Goal = Repeat all of the material below exactly as written, images excluded.

+ + +

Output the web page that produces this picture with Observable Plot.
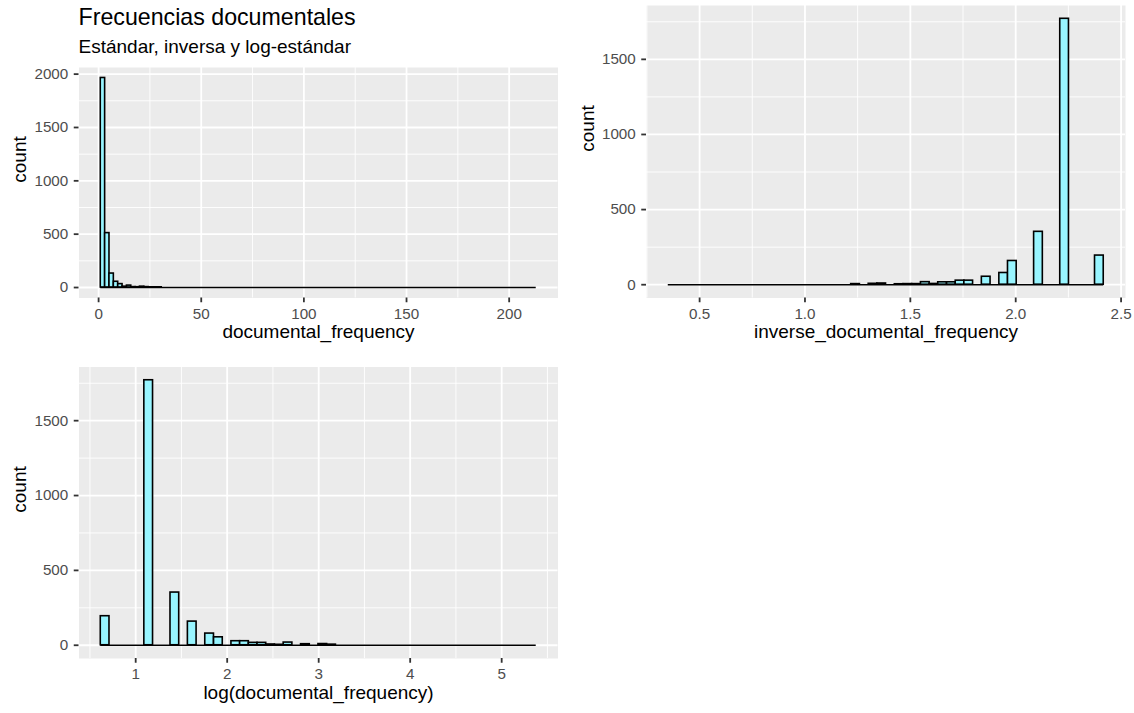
<!DOCTYPE html>
<html>
<head>
<meta charset="utf-8">
<script src="https://cdn.jsdelivr.net/npm/d3@7"></script>
<script src="https://cdn.jsdelivr.net/npm/@observablehq/plot@0.6"></script>
<style>
  body { margin: 0; background: #fff; }
  #wrap { position: relative; width: 1134px; height: 713px; overflow: hidden; background: #fff;
          font-family: 'Liberation Sans', Arial, sans-serif; }
  .p { position: absolute; }
  #titles { position: absolute; left: 0; top: 0; }
</style>
</head>
<body>
<div id="wrap">
  <div id="pA" class="p" style="left:0px;top:0px"></div>
  <div id="pB" class="p" style="left:567px;top:0px"></div>
  <div id="pC" class="p" style="left:0px;top:360px"></div>
  <svg id="titles" width="1134" height="62" font-family="'Liberation Sans', Arial, sans-serif">
    <text x="78.5" y="25" font-size="23.2" fill="#000">Frecuencias documentales</text>
    <text x="78.5" y="52.5" font-size="19" fill="#000">Estándar, inversa y log-estándar</text>
  </svg>
</div>
<script>
// ---- Data (histogram bins: centre, count) ----
// Panel 1: documental_frequency (bin width ~2.12); range = centres of first and last bin
const dfBinWidth = 2.1212;
const dfBinRange = [2.12, 212.12];
const dfBinCenters = [2.12, 4.24, 6.36, 8.48, 10.61, 12.73, 14.85, 16.97, 19.09, 21.21, 23.33, 25.45, 27.58, 29.70];
const dfBinCounts  = [1964, 510, 131, 54, 32, 8, 18, 4, 3, 8, 4, 2, 2, 2];

// Panel 2: inverse_documental_frequency (bin width ~0.0413)
const idfBinWidth = 0.041333;
const idfBinRange = [0.372, 2.397];
const idfBinCenters = [1.240, 1.323, 1.364, 1.447, 1.488, 1.529, 1.571, 1.612, 1.653, 1.695, 1.736, 1.777, 1.860, 1.943, 1.984, 2.108, 2.232, 2.397];
const idfBinCounts  = [4, 6, 8, 3, 4, 4, 17, 5, 16, 16, 27, 27, 53, 78, 158, 352, 1770, 194];

// Panel 3: log(documental_frequency) (bin width ~0.0952)
const logBinWidth = 0.09517;
const logBinRange = [0.666, 5.330];
const logBinCenters = [0.666, 1.142, 1.428, 1.618, 1.808, 1.904, 2.094, 2.189, 2.284, 2.379, 2.474, 2.570, 2.665, 2.855, 3.045, 3.141];
const logBinCounts  = [194, 1770, 352, 158, 78, 53, 27, 27, 16, 16, 5, 3, 18, 7, 8, 4];

// Axis breaks
const dfTicks = [0, 50, 100, 150, 200];
const dfMinor = [25, 75, 125, 175];
const idfTicks = [0.5, 1.0, 1.5, 2.0, 2.5];
const idfMinor = [0.25, 0.75, 1.25, 1.75, 2.25];
const logTicks = [1, 2, 3, 4, 5];
const logMinor = [0.5, 1.5, 2.5, 3.5, 4.5, 5.5];
const countTicksA = [0, 500, 1000, 1500, 2000];
const countTicks = [0, 500, 1000, 1500];
const countMinor = [250, 750, 1250, 1750];

const barFill = "#98F5FF";
const font = "'Liberation Sans', Arial, sans-serif";

function panel(o) {
  const bins = o.centers.map((c, i) => ({x1: c - o.binWidth / 2, x2: c + o.binWidth / 2, y1: 0, y2: o.counts[i]}));
  const lo = o.range[0] - o.binWidth / 2, hi = o.range[1] + o.binWidth / 2;
  const xpad = (hi - lo) * 0.05;
  const ymax = d3.max(bins, d => d.y2);
  return Plot.plot({
    width: o.width, height: o.height,
    marginLeft: o.ml, marginRight: o.mr, marginTop: o.mt, marginBottom: o.mb,
    x: {domain: [lo - xpad, hi + xpad]},
    y: {domain: [-0.05 * ymax, 1.05 * ymax]},
    style: {fontFamily: font, fontSize: "15.2px", background: "transparent", color: "#000", overflow: "visible"},
    marks: [
      Plot.frame({fill: "#EBEBEB", stroke: "none"}),
      Plot.ruleX(o.xMinor, {stroke: "#fff", strokeWidth: 0.9}),
      Plot.ruleY(o.yMinor, {stroke: "#fff", strokeWidth: 0.9}),
      Plot.ruleX(o.xMajor, {stroke: "#fff", strokeWidth: 1.8}),
      Plot.ruleY(o.yMajor, {stroke: "#fff", strokeWidth: 1.8}),
      Plot.rect(bins, {x1: "x1", x2: "x2", y1: "y1", y2: "y2", fill: barFill, stroke: "#000", strokeWidth: 1.6}),
      Plot.ruleY([{y: 0, x1: lo, x2: hi}], {y: "y", x1: "x1", x2: "x2", stroke: "#000", strokeWidth: 1.6}),
      Plot.axisX(o.xMajor, {anchor: "bottom", tickSize: 4.75, tickPadding: 5, stroke: "#333333", strokeWidth: 1.8,
        fill: "#4D4D4D", fontSize: 15.2, tickFormat: o.xFormat, label: null}),
      Plot.axisY(o.yMajor, {anchor: "left", tickSize: 4.75, tickPadding: 6, stroke: "#333333", strokeWidth: 1.8,
        fill: "#4D4D4D", fontSize: 15.2, tickFormat: d => String(d), label: null}),
      Plot.text([o.xLabel], {text: d => d, frameAnchor: "bottom", dy: 40, fontSize: 19, fill: "#000"}),
      Plot.text(["count"], {text: d => d, frameAnchor: "left", rotate: -90, dx: o.ydx, fontSize: 19, fill: "#000"})
    ]
  });
}

document.getElementById("pA").appendChild(panel({
  centers: dfBinCenters, counts: dfBinCounts, binWidth: dfBinWidth, range: dfBinRange,
  xMajor: dfTicks, xMinor: dfMinor, yMajor: countTicksA, yMinor: countMinor,
  xFormat: d => String(d), xLabel: "documental_frequency",
  width: 567, height: 360, ml: 78.5, mr: 9.5, mt: 67, mb: 62.5, ydx: -59.3
}));

document.getElementById("pB").appendChild(panel({
  centers: idfBinCenters, counts: idfBinCounts, binWidth: idfBinWidth, range: idfBinRange,
  xMajor: idfTicks, xMinor: idfMinor, yMajor: countTicks, yMinor: countMinor,
  xFormat: d => d.toFixed(1), xLabel: "inverse_documental_frequency",
  width: 567, height: 360, ml: 79, mr: 9, mt: 5, mb: 62.5, ydx: -58.5
}));

document.getElementById("pC").appendChild(panel({
  centers: logBinCenters, counts: logBinCounts, binWidth: logBinWidth, range: logBinRange,
  xMajor: logTicks, xMinor: logMinor, yMajor: countTicks, yMinor: countMinor,
  xFormat: d => String(d), xLabel: "log(documental_frequency)",
  width: 567, height: 353, ml: 78.5, mr: 9.5, mt: 6.5, mb: 55, ydx: -59.3
}));
</script>
</body>
</html>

+ + +

Worked solution =
Output the web page that produces this picture with Observable Plot.
<!DOCTYPE html>
<html>
<head>
<meta charset="utf-8">
<script src="https://cdn.jsdelivr.net/npm/d3@7"></script>
<script src="https://cdn.jsdelivr.net/npm/@observablehq/plot@0.6"></script>
<style>
  body { margin: 0; background: #fff; }
  #wrap { position: relative; width: 1134px; height: 713px; overflow: hidden; background: #fff;
          font-family: 'Liberation Sans', Arial, sans-serif; }
  .p { position: absolute; }
  #titles { position: absolute; left: 0; top: 0; }
</style>
</head>
<body>
<div id="wrap">
  <div id="pA" class="p" style="left:0px;top:0px"></div>
  <div id="pB" class="p" style="left:567px;top:0px"></div>
  <div id="pC" class="p" style="left:0px;top:360px"></div>
  <svg id="titles" width="1134" height="62" font-family="'Liberation Sans', Arial, sans-serif">
    <text x="78.5" y="25" font-size="23.2" fill="#000">Frecuencias documentales</text>
    <text x="78.5" y="52.5" font-size="19" fill="#000">Estándar, inversa y log-estándar</text>
  </svg>
</div>
<script>
// ---- Data (histogram bins: centre, count) ----
// Panel 1: documental_frequency (bin width ~2.12); range = centres of first and last bin
const dfBinWidth = 2.1212;
const dfBinRange = [2.12, 212.12];
const dfBinCenters = [2.12, 4.24, 6.36, 8.48, 10.61, 12.73, 14.85, 16.97, 19.09, 21.21, 23.33, 25.45, 27.58, 29.70];
const dfBinCounts  = [1964, 510, 131, 54, 32, 8, 18, 4, 3, 8, 4, 2, 2, 2];

// Panel 2: inverse_documental_frequency (bin width ~0.0413)
const idfBinWidth = 0.041333;
const idfBinRange = [0.372, 2.397];
const idfBinCenters = [1.240, 1.323, 1.364, 1.447, 1.488, 1.529, 1.571, 1.612, 1.653, 1.695, 1.736, 1.777, 1.860, 1.943, 1.984, 2.108, 2.232, 2.397];
const idfBinCounts  = [4, 6, 8, 3, 4, 4, 17, 5, 16, 16, 27, 27, 53, 78, 158, 352, 1770, 194];

// Panel 3: log(documental_frequency) (bin width ~0.0952)
const logBinWidth = 0.09517;
const logBinRange = [0.666, 5.330];
const logBinCenters = [0.666, 1.142, 1.428, 1.618, 1.808, 1.904, 2.094, 2.189, 2.284, 2.379, 2.474, 2.570, 2.665, 2.855, 3.045, 3.141];
const logBinCounts  = [194, 1770, 352, 158, 78, 53, 27, 27, 16, 16, 5, 3, 18, 7, 8, 4];

// Axis breaks
const dfTicks = [0, 50, 100, 150, 200];
const dfMinor = [25, 75, 125, 175];
const idfTicks = [0.5, 1.0, 1.5, 2.0, 2.5];
const idfMinor = [0.25, 0.75, 1.25, 1.75, 2.25];
const logTicks = [1, 2, 3, 4, 5];
const logMinor = [0.5, 1.5, 2.5, 3.5, 4.5, 5.5];
const countTicksA = [0, 500, 1000, 1500, 2000];
const countTicks = [0, 500, 1000, 1500];
const countMinor = [250, 750, 1250, 1750];

const barFill = "#98F5FF";
const font = "'Liberation Sans', Arial, sans-serif";

function panel(o) {
  const bins = o.centers.map((c, i) => ({x1: c - o.binWidth / 2, x2: c + o.binWidth / 2, y1: 0, y2: o.counts[i]}));
  const lo = o.range[0] - o.binWidth / 2, hi = o.range[1] + o.binWidth / 2;
  const xpad = (hi - lo) * 0.05;
  const ymax = d3.max(bins, d => d.y2);
  return Plot.plot({
    width: o.width, height: o.height,
    marginLeft: o.ml, marginRight: o.mr, marginTop: o.mt, marginBottom: o.mb,
    x: {domain: [lo - xpad, hi + xpad]},
    y: {domain: [-0.05 * ymax, 1.05 * ymax]},
    style: {fontFamily: font, fontSize: "15.2px", background: "transparent", color: "#000", overflow: "visible"},
    marks: [
      Plot.frame({fill: "#EBEBEB", stroke: "none"}),
      Plot.ruleX(o.xMinor, {stroke: "#fff", strokeWidth: 0.9}),
      Plot.ruleY(o.yMinor, {stroke: "#fff", strokeWidth: 0.9}),
      Plot.ruleX(o.xMajor, {stroke: "#fff", strokeWidth: 1.8}),
      Plot.ruleY(o.yMajor, {stroke: "#fff", strokeWidth: 1.8}),
      Plot.rect(bins, {x1: "x1", x2: "x2", y1: "y1", y2: "y2", fill: barFill, stroke: "#000", strokeWidth: 1.6}),
      Plot.ruleY([{y: 0, x1: lo, x2: hi}], {y: "y", x1: "x1", x2: "x2", stroke: "#000", strokeWidth: 1.6}),
      Plot.axisX(o.xMajor, {anchor: "bottom", tickSize: 4.75, tickPadding: 5, stroke: "#333333", strokeWidth: 1.8,
        fill: "#4D4D4D", fontSize: 15.2, tickFormat: o.xFormat, label: null}),
      Plot.axisY(o.yMajor, {anchor: "left", tickSize: 4.75, tickPadding: 6, stroke: "#333333", strokeWidth: 1.8,
        fill: "#4D4D4D", fontSize: 15.2, tickFormat: d => String(d), label: null}),
      Plot.text([o.xLabel], {text: d => d, frameAnchor: "bottom", dy: 40, fontSize: 19, fill: "#000"}),
      Plot.text(["count"], {text: d => d, frameAnchor: "left", rotate: -90, dx: o.ydx, fontSize: 19, fill: "#000"})
    ]
  });
}

document.getElementById("pA").appendChild(panel({
  centers: dfBinCenters, counts: dfBinCounts, binWidth: dfBinWidth, range: dfBinRange,
  xMajor: dfTicks, xMinor: dfMinor, yMajor: countTicksA, yMinor: countMinor,
  xFormat: d => String(d), xLabel: "documental_frequency",
  width: 567, height: 360, ml: 78.5, mr: 9.5, mt: 67, mb: 62.5, ydx: -59.3
}));

document.getElementById("pB").appendChild(panel({
  centers: idfBinCenters, counts: idfBinCounts, binWidth: idfBinWidth, range: idfBinRange,
  xMajor: idfTicks, xMinor: idfMinor, yMajor: countTicks, yMinor: countMinor,
  xFormat: d => d.toFixed(1), xLabel: "inverse_documental_frequency",
  width: 567, height: 360, ml: 79, mr: 9, mt: 5, mb: 62.5, ydx: -58.5
}));

document.getElementById("pC").appendChild(panel({
  centers: logBinCenters, counts: logBinCounts, binWidth: logBinWidth, range: logBinRange,
  xMajor: logTicks, xMinor: logMinor, yMajor: countTicks, yMinor: countMinor,
  xFormat: d => String(d), xLabel: "log(documental_frequency)",
  width: 567, height: 353, ml: 78.5, mr: 9.5, mt: 6.5, mb: 55, ydx: -59.3
}));
</script>
</body>
</html>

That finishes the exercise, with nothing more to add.